As of Tuesday, June 2, 2015
How do the clients qualify?
Do you use pesticides?
How do you grow your volunteers?
These were just a few questions the foreign visitors asked local folks involved in nutrition education and food provision.
FISH volunteer Debby Chenoweth said clients need to show proof of residence in Hood River County or Mosier, giving them a punch card to receive food once a month. Other than that, no demonstration of need is required; food is given in good faith, she explained.
Garden volunteer coordinator Susan Randolph showed the visitors how to plant cucumbers and gave them a tour of the large community garden, which depends on volunteers from throughout the community. She stressed that all vegetables are grown organically, with the use of sustainable soil amendments including compost, and no pesticides.
“This is not a new project as there has been a garden at this location for a number of years, in past maintained by members of the Our Redeemer community,” Randolph explained. “This year, with this new (FISH) facility and all this new capacity, we are ramping up our efforts to build not just a singular shared community garden but make it into a region-wide volunteer garden, with all food donated to FISH.
“It initially it started in the faith community, interdenominationally, with a good group of people from a number of churches, and now we have a really strong volunteer group, and we are working to bring in volunteers from organizations and partnering with schools,” Randolph said. Hood River Middle School students grew starts of beans, squash and other vegetables in the school greenhouse, and students from the alternative school Klahre House, located nearby at The Next Door Inc., have created a “salsa garden,” with all the onions, peppers, tomatoes and other ingredients needed for the popular condiment; come harvest time, Gorge Grown will teach hands-on workshops on how to create salsa from these fresh ingredients.

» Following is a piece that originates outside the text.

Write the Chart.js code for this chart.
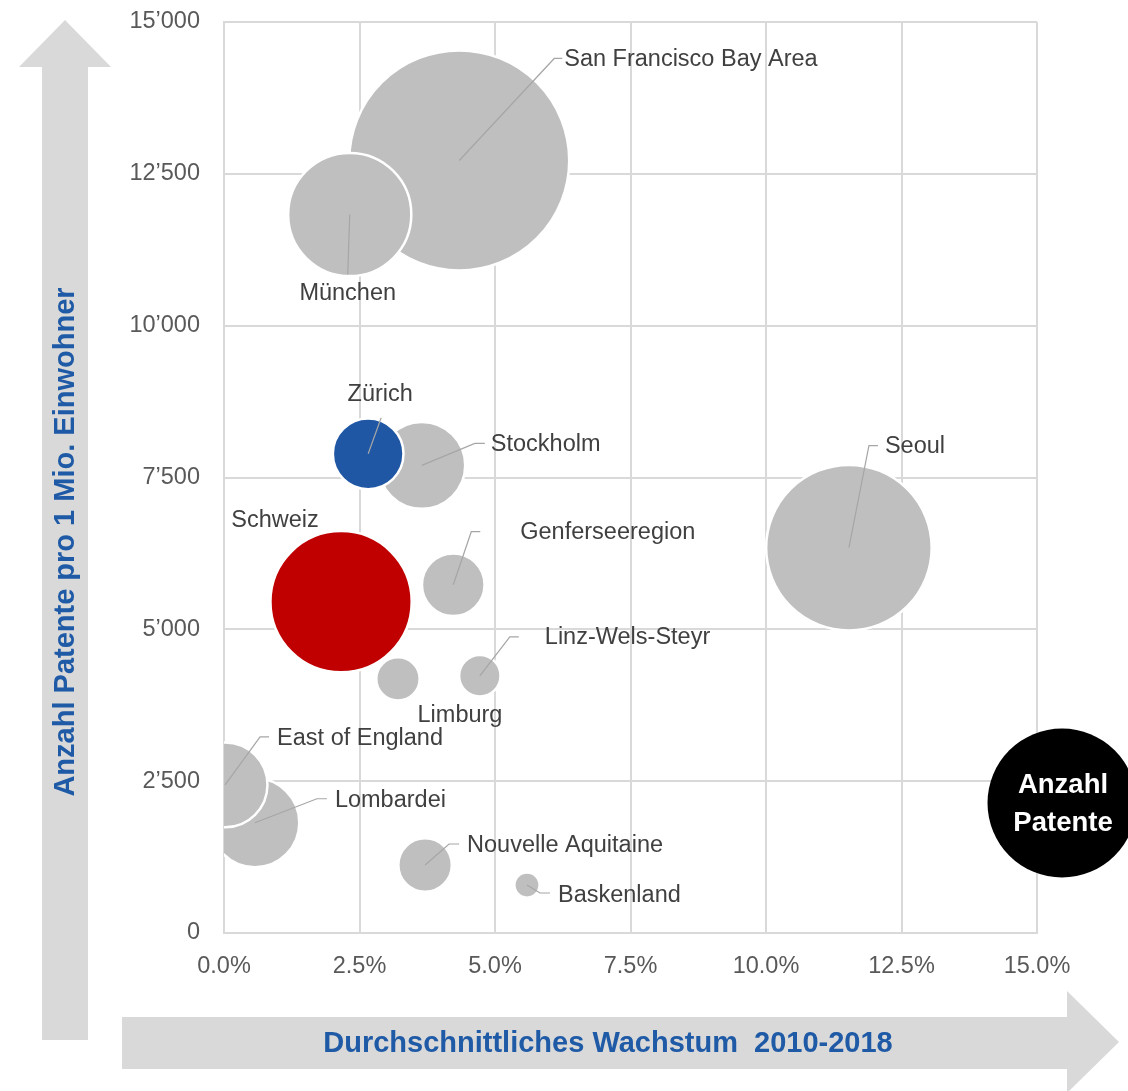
<!DOCTYPE html>
<html><head><meta charset="utf-8">
<script src="https://cdn.jsdelivr.net/npm/chart.js@4/dist/chart.umd.min.js"></script>
<style>html,body{margin:0;padding:0;background:#fff}canvas{display:block}</style>
</head><body>
<canvas id="c" width="1128" height="1091"></canvas>
<script>
// ---- data ----
const regions = ['San Francisco Bay Area','München','Zürich','Stockholm','Genferseeregion','Schweiz','Seoul','Limburg','Linz-Wels-Steyr','East of England','Lombardei','Nouvelle Aquitaine','Baskenland'];
const growthPct = [4.34, 2.32, 2.66, 3.65, 4.23, 2.16, 11.53, 3.21, 4.72, 0.02, 0.57, 3.71, 5.59];
const patentsPerMio = [12720, 11830, 7890, 7700, 5735, 5455, 6345, 4185, 4235, 2440, 1815, 1120, 790];
const patentCount = [98000, 30700, 10100, 15250, 7930, 40400, 55460, 3810, 3470, 14550, 15970, 5790, 1290];
const xTickValues = [0, 2.5, 5, 7.5, 10, 12.5, 15];
const yTickValues = [0, 2500, 5000, 7500, 10000, 12500, 15000];

// ---- styles / layout (not data) ----
const FONT = '"Liberation Sans", Arial, sans-serif';
const highlight = {'Zürich':'#1f57a5', 'Schweiz':'#c00000'};
const GREY = '#bfbfbf';
const MAX_R = 110;
// label placement: leader points and text offset relative to bubble centre (px)
const labelLayout = {
  'San Francisco Bay Area': {lead:[[95,-102],[103,-102]], text:[105,-101], align:'left'},
  'München': {lead:[[-2,60]], text:[-2,78.5], align:'center'},
  'Zürich': {lead:[[13,-36]], text:[12,-59.5], align:'center'},
  'Stockholm': {lead:[[53,-22],[63,-22]], text:[69,-20.5], align:'left'},
  'Genferseeregion': {lead:[[18,-53],[27,-53]], text:[67,-52], align:'left'},
  'Schweiz': {lead:[], text:[-66,-81], align:'center'},
  'Seoul': {lead:[[20,-102],[29,-102]], text:[36,-101.5], align:'left'},
  'Limburg': {lead:[], text:[62,36.5], align:'center'},
  'Linz-Wels-Steyr': {lead:[[30,-39],[39,-39]], text:[65,-38.5], align:'left'},
  'East of England': {lead:[[35,-48],[44,-48]], text:[52,-46], align:'left'},
  'Lombardei': {lead:[[62,-24],[72,-24]], text:[80,-22.5], align:'left'},
  'Nouvelle Aquitaine': {lead:[[24,-21],[34,-21]], text:[42,-19.5], align:'left'},
  'Baskenland': {lead:[[13,8],[23,8]], text:[31,10], align:'left'}
};

const maxPat = Math.max(...patentCount);
const order = regions.map((_, i) => i).sort((a, b) => patentCount[b] - patentCount[a]);
const points = order.map(i => ({x: growthPct[i], y: patentsPerMio[i], r: MAX_R * Math.sqrt(patentCount[i] / maxPat), idx: i}));

const fmtThousands = v => String(Math.round(v)).replace(/\B(?=(\d{3})+(?!\d))/g, '\u2019');

const decorPlugin = {
  id: 'decor',
  beforeDraw(chart) {
    const ctx = chart.ctx;
    ctx.save();
    ctx.fillStyle = '#fff';
    ctx.fillRect(0, 0, chart.width, chart.height);
    ctx.fillStyle = '#d9d9d9';
    // vertical arrow
    ctx.beginPath();
    ctx.moveTo(65, 20); ctx.lineTo(111, 67); ctx.lineTo(88, 67); ctx.lineTo(88, 1040);
    ctx.lineTo(42, 1040); ctx.lineTo(42, 67); ctx.lineTo(19, 67); ctx.closePath(); ctx.fill();
    // horizontal arrow
    ctx.beginPath();
    ctx.moveTo(122, 1017); ctx.lineTo(1067, 1017); ctx.lineTo(1067, 991); ctx.lineTo(1119, 1042);
    ctx.lineTo(1067, 1093); ctx.lineTo(1067, 1069); ctx.lineTo(122, 1069); ctx.closePath(); ctx.fill();
    // titles
    ctx.fillStyle = '#1f5aa6';
    ctx.font = 'bold 29px ' + FONT;
    ctx.textAlign = 'center'; ctx.textBaseline = 'middle';
    ctx.fillText('Durchschnittliches Wachstum  2010-2018', 608, 1044);
    ctx.translate(66, 542); ctx.rotate(-Math.PI / 2);
    ctx.fillText('Anzahl Patente pro 1 Mio. Einwohner', 0, 0);
    ctx.restore();
  },
  afterDatasetsDraw(chart) {
    const ctx = chart.ctx;
    const meta = chart.getDatasetMeta(0);
    ctx.save();
    ctx.font = '23.5px ' + FONT;
    ctx.textBaseline = 'middle';
    meta.data.forEach((el, k) => {
      const name = regions[points[k].idx];
      const L = labelLayout[name];
      if (!L) return;
      const cx = el.x, cy = el.y;
      if (L.lead.length) {
        ctx.strokeStyle = '#a6a6a6'; ctx.lineWidth = 1.2;
        ctx.beginPath(); ctx.moveTo(cx, cy);
        L.lead.forEach(p => ctx.lineTo(cx + p[0], cy + p[1]));
        ctx.stroke();
      }
      ctx.fillStyle = '#404040';
      ctx.textAlign = L.align;
      ctx.fillText(name, cx + L.text[0], cy + L.text[1]);
    });
    ctx.restore();
  },
  afterDraw(chart) {
    const ctx = chart.ctx;
    ctx.save();
    ctx.fillStyle = '#000';
    ctx.beginPath(); ctx.arc(1062, 803, 74.5, 0, Math.PI * 2); ctx.fill();
    ctx.fillStyle = '#fff';
    ctx.font = 'bold 27.5px ' + FONT;
    ctx.textAlign = 'center'; ctx.textBaseline = 'middle';
    ctx.fillText('Anzahl', 1063, 785);
    ctx.fillText('Patente', 1063, 823);
    ctx.restore();
  }
};

new Chart(document.getElementById('c'), {
  type: 'bubble',
  data: {
    datasets: [{
      data: points,
      backgroundColor: points.map(p => highlight[regions[p.idx]] || GREY),
      borderColor: '#ffffff',
      borderWidth: 2.5,
      hoverBorderWidth: 2.5,
      clip: 0
    }]
  },
  options: {
    responsive: false,
    animation: false,
    events: [],
    layout: {autoPadding: false, padding: {top: 22, right: 91, left: 0, bottom: 0}},
    plugins: {legend: {display: false}, tooltip: {enabled: false}},
    scales: {
      x: {
        type: 'linear', min: 0, max: 15,
        afterBuildTicks: s => { s.ticks = xTickValues.map(v => ({value: v})); },
        ticks: {callback: v => Number(v).toFixed(1) + '%', color: '#595959', font: {family: FONT, size: 23.5}, padding: 19, maxRotation: 0},
        grid: {color: '#d9d9d9', lineWidth: 2, drawTicks: false},
        border: {color: '#d9d9d9', width: 2},
        afterFit: s => { s.height = 158; s.paddingLeft = 0; s.paddingRight = 0; }
      },
      y: {
        type: 'linear', min: 0, max: 15000,
        afterBuildTicks: s => { s.ticks = yTickValues.map(v => ({value: v})); },
        ticks: {callback: v => fmtThousands(v), color: '#595959', font: {family: FONT, size: 23.5}, padding: 24},
        grid: {color: '#d9d9d9', lineWidth: 2, drawTicks: false},
        border: {color: '#d9d9d9', width: 2},
        afterFit: s => { s.width = 224; s.paddingTop = 0; s.paddingBottom = 0; }
      }
    }
  },
  plugins: [decorPlugin]
});
</script>
</body></html>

“It’s like the link in the puzzle where we’re working to connect people more directly to their food sources, and part of that means growing food on site, so they can literally walk out of the food bank into the garden, see where the vegetables are being grown, and help in the garden if they want to,” Randolph said. “In this way we encourage the clients to get involved in the garden and learn about how they can maybe give back.”
Randolph was hired half-time to manage volunteers at the FISH garden, whose mission is “to grow healthy, organic produce for the FISH Food Bank this season and connect needy members of our community more directly with their food sources.”
“The way I’ve been functioning is I have a board of advisors and I call them together, and ask things such as ‘what should we do in this area?’ or ‘I have these seeds, where best to use them?’ And they give me advice and I try to go out and spread it out to the volunteers and make it happen. I’m pretty reliant on other people who have good advice,” Randolph said.
“I spend the rest of my time living and working on Rahane Farm, which is an off-the-grid community of naturalists and agriculturalists cooperatively caring for a tract of land near Kingsley Reservoir.”